Dell today again urged shareholders to allow sale of the company to billionaire founder Michael Dell and private equity shop Silver Lake Partners, prompting the activist investors opposed to the deal to step up their campaign to scuttle it.

In new proxy materials filed with the SEC, Dell reiterated that the $24.4 billion Dell-Silver Lake buyout was the best option even as it dimissed the activists' proposal for a leveraged recapitalisation and set 18 July as the date for shareholders to vote on the sale.

In a letter to shareholders, Dell, after contacting 21 strategic and 52 financial buyers during the go-shop period, said it had reviewed all alternatives to the proposed $13.65-a-share Dell-Silver Lake deal, which seemed to be the best option.

''Our analysis led us to conclude unanimously that a sale to the Michael Dell/Silver Lake group for $13.65 per share is the best alternative available - in a challenging business environment it offers certainty and a very material premium over pre-announcement trading price,'' the company wrote.

Dell further pushed the idea that the buyout would eliminate any possibility of further erosion of the company's fortune and harm to existing investors, instead transferring those risks to the buyout group.
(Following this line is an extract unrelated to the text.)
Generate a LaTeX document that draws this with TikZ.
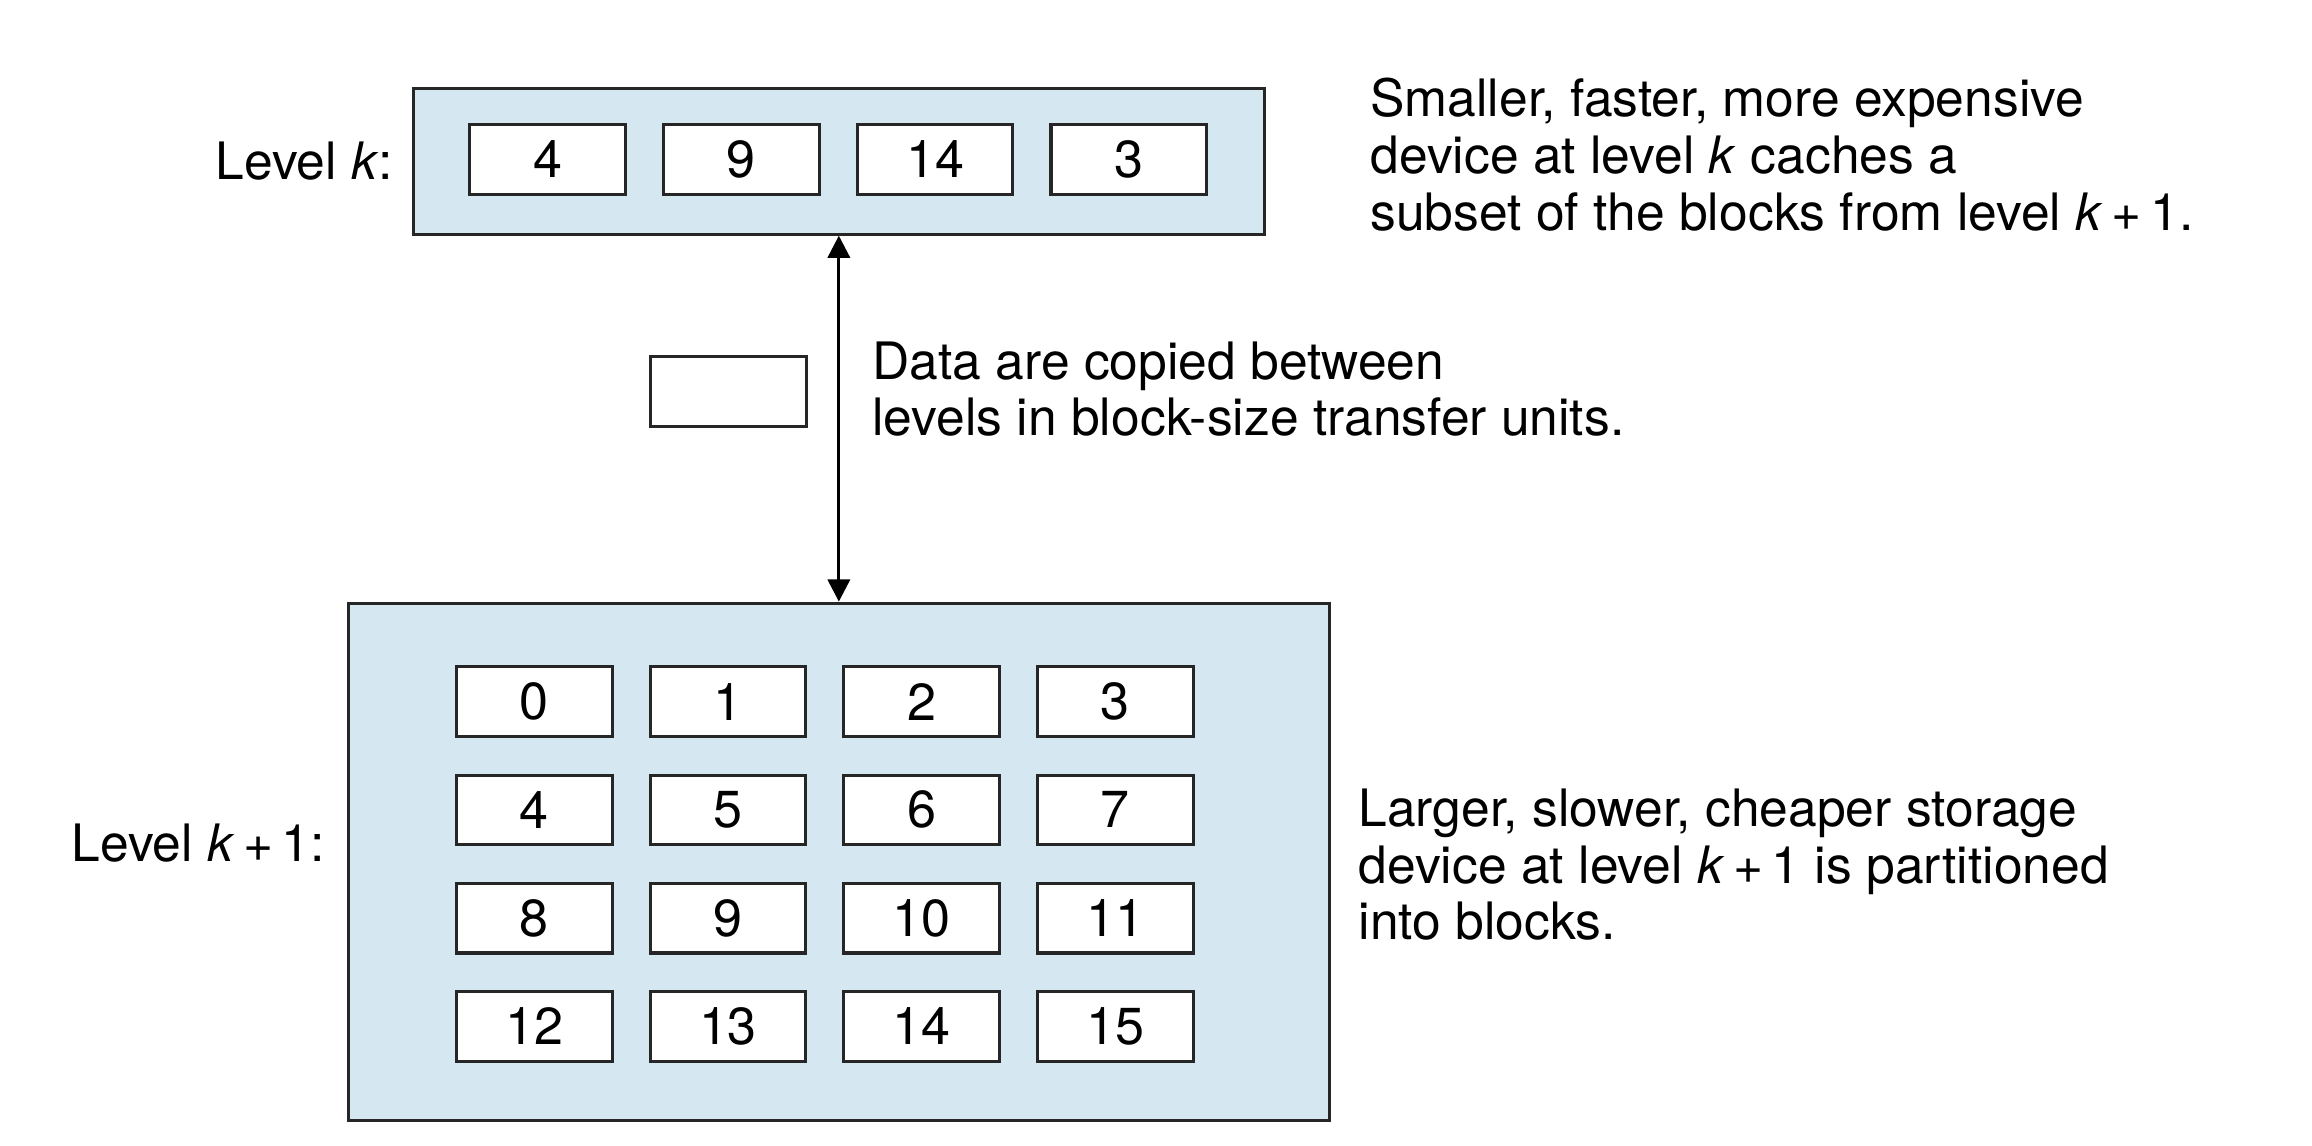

According to Dell, it ''considered the merits and feasibility of a leveraged recapitalisation,'' which was the type of deal that billionaire Carl Icahn and his partner Southeastern Asset Management suggested. Earlier this month, Icahn and Southeastern proposed a $12 a share or cash leveraged recap that would cost over $21 billion, leaving the company public, and allowing shareholders who, like Icahn and Southeastern, believed the turnaround could be more easily accomplished than Michael Dell suggested.